## WHAT YOU HAVE TO DO:
Using the records that follow, copy every line containing the word "matplotlib".

## MATERIAL FOR THE TASK:
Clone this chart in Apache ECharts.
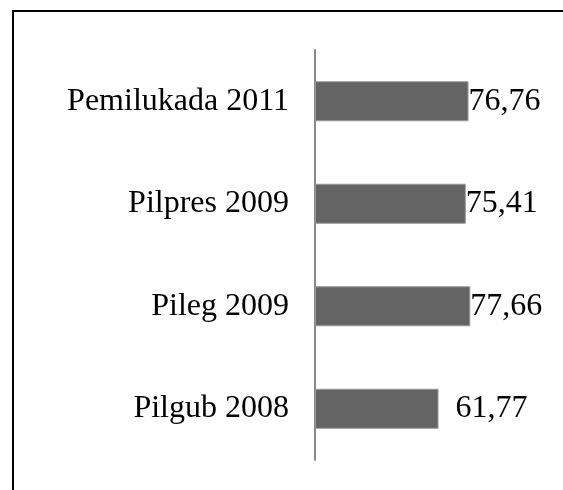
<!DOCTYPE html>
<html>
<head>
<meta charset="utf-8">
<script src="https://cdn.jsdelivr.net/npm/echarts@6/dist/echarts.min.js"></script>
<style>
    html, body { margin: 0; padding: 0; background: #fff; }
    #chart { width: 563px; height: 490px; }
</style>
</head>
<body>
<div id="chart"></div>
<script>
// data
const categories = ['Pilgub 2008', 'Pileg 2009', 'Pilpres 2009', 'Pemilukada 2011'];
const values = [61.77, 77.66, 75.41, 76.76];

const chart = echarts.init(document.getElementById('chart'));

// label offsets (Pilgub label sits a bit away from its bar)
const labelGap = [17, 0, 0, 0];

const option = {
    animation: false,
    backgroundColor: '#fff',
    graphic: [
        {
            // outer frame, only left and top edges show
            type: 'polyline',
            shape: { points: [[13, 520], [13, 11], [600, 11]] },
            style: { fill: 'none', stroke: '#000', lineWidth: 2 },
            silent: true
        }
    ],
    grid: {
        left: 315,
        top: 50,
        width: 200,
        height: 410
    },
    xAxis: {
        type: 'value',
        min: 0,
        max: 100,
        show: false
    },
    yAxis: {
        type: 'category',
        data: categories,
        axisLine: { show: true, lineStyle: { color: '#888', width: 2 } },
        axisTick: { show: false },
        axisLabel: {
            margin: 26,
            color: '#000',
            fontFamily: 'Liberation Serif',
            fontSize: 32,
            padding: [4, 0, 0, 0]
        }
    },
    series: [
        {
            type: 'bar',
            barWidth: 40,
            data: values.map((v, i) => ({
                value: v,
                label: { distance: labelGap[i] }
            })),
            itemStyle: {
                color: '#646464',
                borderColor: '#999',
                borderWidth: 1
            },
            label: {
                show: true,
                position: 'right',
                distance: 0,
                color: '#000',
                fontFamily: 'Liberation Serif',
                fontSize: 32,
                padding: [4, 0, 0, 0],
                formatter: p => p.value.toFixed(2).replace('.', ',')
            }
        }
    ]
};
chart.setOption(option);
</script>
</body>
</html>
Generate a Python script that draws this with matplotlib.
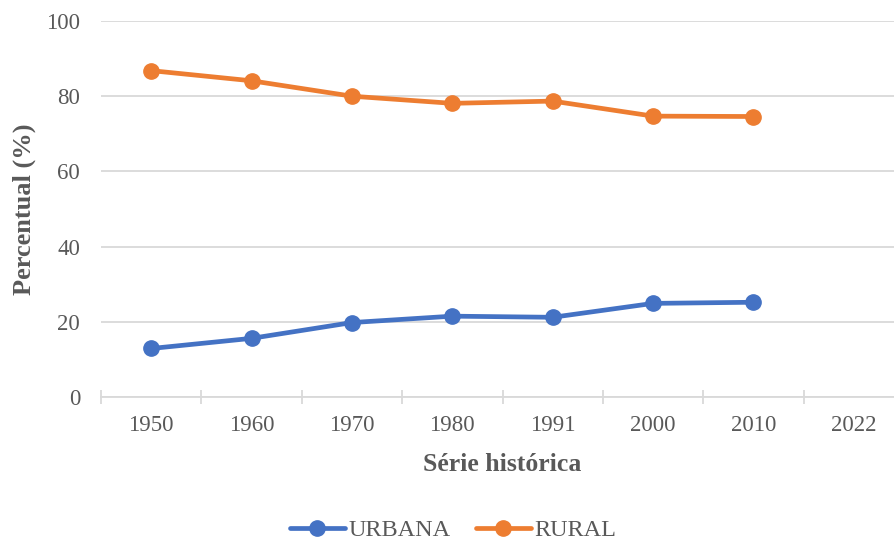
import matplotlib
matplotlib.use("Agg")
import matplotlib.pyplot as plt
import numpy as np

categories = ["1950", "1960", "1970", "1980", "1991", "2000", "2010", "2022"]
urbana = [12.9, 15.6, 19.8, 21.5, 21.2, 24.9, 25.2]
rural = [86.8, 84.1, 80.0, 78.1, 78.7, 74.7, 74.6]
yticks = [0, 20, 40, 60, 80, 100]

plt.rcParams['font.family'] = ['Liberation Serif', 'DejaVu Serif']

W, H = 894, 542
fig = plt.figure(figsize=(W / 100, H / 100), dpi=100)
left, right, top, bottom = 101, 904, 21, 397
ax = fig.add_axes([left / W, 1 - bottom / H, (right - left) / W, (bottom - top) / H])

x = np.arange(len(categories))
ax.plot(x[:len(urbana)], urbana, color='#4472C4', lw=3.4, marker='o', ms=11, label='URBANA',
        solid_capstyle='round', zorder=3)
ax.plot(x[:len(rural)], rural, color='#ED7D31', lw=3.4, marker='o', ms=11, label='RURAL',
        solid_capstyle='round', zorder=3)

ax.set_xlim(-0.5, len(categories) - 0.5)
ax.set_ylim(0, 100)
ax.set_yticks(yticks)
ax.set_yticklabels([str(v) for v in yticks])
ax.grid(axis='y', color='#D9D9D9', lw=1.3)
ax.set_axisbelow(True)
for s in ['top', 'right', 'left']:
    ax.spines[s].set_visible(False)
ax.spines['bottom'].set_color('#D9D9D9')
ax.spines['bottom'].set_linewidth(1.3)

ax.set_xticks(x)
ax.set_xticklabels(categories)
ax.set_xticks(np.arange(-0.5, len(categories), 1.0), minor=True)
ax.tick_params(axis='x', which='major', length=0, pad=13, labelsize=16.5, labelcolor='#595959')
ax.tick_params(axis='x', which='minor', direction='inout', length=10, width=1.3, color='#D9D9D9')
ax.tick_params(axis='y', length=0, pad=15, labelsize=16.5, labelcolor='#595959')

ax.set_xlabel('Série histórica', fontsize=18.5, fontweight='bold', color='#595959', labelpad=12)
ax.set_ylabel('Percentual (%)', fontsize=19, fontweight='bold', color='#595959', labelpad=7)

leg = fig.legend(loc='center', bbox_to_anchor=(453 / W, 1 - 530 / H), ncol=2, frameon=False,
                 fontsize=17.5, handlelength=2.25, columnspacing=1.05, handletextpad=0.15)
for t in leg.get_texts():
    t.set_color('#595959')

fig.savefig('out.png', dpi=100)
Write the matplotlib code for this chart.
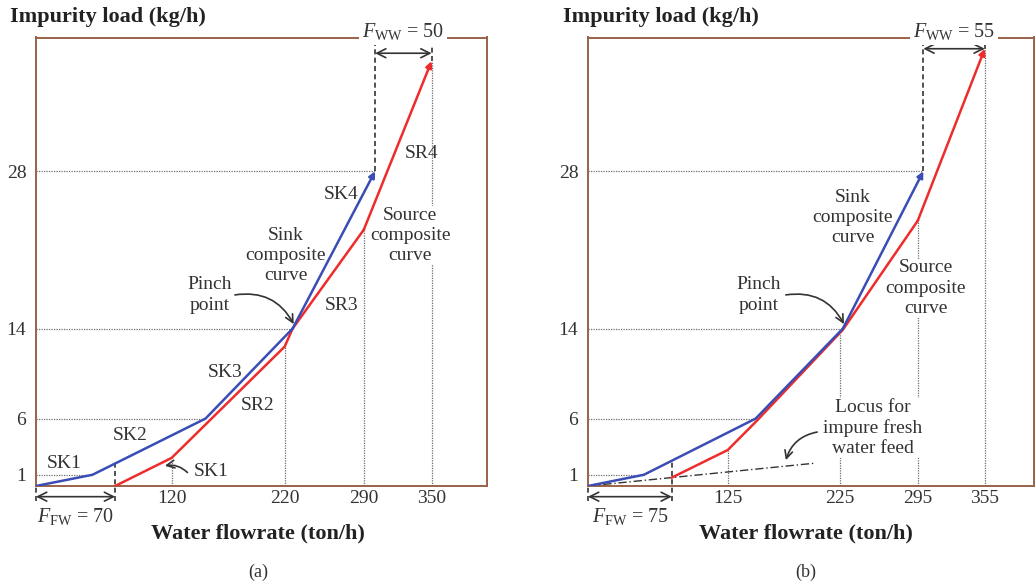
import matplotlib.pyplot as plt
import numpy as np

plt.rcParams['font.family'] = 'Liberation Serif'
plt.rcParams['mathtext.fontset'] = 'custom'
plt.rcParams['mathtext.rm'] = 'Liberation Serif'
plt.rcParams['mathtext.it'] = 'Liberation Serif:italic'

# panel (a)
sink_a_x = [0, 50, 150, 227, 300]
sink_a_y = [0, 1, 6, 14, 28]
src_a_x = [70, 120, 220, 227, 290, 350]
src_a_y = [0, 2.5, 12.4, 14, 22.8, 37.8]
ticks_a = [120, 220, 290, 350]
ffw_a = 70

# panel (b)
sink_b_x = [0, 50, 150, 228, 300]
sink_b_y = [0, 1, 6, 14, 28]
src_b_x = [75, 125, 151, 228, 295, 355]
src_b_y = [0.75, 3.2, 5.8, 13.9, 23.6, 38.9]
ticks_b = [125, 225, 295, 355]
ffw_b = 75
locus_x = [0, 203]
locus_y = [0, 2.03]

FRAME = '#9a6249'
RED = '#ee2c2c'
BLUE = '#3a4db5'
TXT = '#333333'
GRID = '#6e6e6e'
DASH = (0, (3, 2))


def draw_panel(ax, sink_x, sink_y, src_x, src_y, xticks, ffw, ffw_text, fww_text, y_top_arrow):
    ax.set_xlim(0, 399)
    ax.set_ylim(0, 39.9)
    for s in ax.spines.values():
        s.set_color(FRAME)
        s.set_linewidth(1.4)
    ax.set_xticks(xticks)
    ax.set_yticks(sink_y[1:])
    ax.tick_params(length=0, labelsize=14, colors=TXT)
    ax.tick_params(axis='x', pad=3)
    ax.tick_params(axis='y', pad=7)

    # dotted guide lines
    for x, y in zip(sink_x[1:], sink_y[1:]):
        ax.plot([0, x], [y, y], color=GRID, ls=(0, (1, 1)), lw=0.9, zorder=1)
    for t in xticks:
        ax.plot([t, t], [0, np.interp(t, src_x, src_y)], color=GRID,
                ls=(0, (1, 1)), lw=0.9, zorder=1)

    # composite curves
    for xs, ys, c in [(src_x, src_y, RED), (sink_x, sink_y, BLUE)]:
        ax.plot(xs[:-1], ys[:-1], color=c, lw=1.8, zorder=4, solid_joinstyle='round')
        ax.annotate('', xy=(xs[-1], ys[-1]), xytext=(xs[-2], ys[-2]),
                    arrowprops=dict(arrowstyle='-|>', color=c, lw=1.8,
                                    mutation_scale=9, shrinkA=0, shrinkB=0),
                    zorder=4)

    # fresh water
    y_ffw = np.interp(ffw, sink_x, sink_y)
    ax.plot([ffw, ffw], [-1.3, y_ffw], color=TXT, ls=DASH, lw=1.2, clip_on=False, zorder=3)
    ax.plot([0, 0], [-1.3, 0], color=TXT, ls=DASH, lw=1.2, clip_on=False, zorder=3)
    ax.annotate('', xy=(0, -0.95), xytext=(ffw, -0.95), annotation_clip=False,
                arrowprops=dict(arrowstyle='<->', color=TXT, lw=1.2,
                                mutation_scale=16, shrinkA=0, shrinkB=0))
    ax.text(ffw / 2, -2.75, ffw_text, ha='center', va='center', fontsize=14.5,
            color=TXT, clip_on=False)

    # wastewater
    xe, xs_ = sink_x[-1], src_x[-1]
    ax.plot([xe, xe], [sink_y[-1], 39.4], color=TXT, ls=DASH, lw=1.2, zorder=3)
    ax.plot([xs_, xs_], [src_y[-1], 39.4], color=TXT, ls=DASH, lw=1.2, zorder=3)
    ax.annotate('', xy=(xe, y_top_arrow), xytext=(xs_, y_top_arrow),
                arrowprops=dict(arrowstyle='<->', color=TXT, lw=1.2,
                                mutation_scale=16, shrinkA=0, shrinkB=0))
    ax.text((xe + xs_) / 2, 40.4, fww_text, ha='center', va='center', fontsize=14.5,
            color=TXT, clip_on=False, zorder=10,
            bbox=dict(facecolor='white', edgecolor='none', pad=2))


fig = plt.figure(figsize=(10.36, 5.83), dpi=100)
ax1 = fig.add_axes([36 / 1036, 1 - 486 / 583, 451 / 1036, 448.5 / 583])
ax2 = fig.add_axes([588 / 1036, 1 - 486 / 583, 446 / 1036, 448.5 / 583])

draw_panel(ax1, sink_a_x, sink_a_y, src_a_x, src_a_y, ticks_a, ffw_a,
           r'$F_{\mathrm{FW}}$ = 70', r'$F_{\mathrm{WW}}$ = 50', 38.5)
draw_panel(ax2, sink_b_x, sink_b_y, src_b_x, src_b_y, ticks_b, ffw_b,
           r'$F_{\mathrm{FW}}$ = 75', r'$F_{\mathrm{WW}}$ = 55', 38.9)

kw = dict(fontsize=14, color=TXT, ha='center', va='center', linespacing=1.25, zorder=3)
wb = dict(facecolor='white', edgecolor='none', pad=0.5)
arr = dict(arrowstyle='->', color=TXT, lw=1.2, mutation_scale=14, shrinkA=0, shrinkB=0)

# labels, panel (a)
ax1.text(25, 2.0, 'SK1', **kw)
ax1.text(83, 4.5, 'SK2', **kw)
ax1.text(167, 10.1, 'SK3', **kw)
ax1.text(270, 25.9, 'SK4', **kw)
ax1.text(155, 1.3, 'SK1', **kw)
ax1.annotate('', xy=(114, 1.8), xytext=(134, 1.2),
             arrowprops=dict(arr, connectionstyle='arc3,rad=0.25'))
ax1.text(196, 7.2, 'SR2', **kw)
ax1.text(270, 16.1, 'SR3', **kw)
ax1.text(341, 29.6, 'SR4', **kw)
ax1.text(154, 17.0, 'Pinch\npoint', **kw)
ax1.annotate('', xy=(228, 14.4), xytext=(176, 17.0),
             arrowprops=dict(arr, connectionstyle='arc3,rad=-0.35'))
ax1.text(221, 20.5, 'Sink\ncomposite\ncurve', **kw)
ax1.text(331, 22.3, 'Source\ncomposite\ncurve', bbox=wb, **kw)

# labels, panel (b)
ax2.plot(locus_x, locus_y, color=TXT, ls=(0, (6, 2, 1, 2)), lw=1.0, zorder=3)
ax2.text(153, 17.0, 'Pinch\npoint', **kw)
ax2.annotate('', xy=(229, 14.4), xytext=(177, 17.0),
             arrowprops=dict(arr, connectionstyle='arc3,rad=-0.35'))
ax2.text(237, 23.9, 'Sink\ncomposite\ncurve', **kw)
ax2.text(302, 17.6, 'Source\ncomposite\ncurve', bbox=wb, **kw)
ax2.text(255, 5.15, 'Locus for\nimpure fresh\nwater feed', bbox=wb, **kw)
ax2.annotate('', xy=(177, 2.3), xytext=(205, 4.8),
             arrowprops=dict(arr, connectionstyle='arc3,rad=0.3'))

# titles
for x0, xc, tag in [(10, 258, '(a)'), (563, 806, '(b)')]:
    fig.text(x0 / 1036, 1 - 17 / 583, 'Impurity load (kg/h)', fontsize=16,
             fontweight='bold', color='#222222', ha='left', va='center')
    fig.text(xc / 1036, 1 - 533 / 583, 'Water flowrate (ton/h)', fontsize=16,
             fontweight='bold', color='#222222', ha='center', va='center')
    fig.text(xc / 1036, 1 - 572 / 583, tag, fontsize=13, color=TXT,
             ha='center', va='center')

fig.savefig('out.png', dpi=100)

## PROBLEM SOLUTION:
Generate a Python script that draws this with matplotlib.
import matplotlib
matplotlib.use("Agg")
import matplotlib.pyplot as plt
Write the matplotlib code for this chart.
import matplotlib.pyplot as plt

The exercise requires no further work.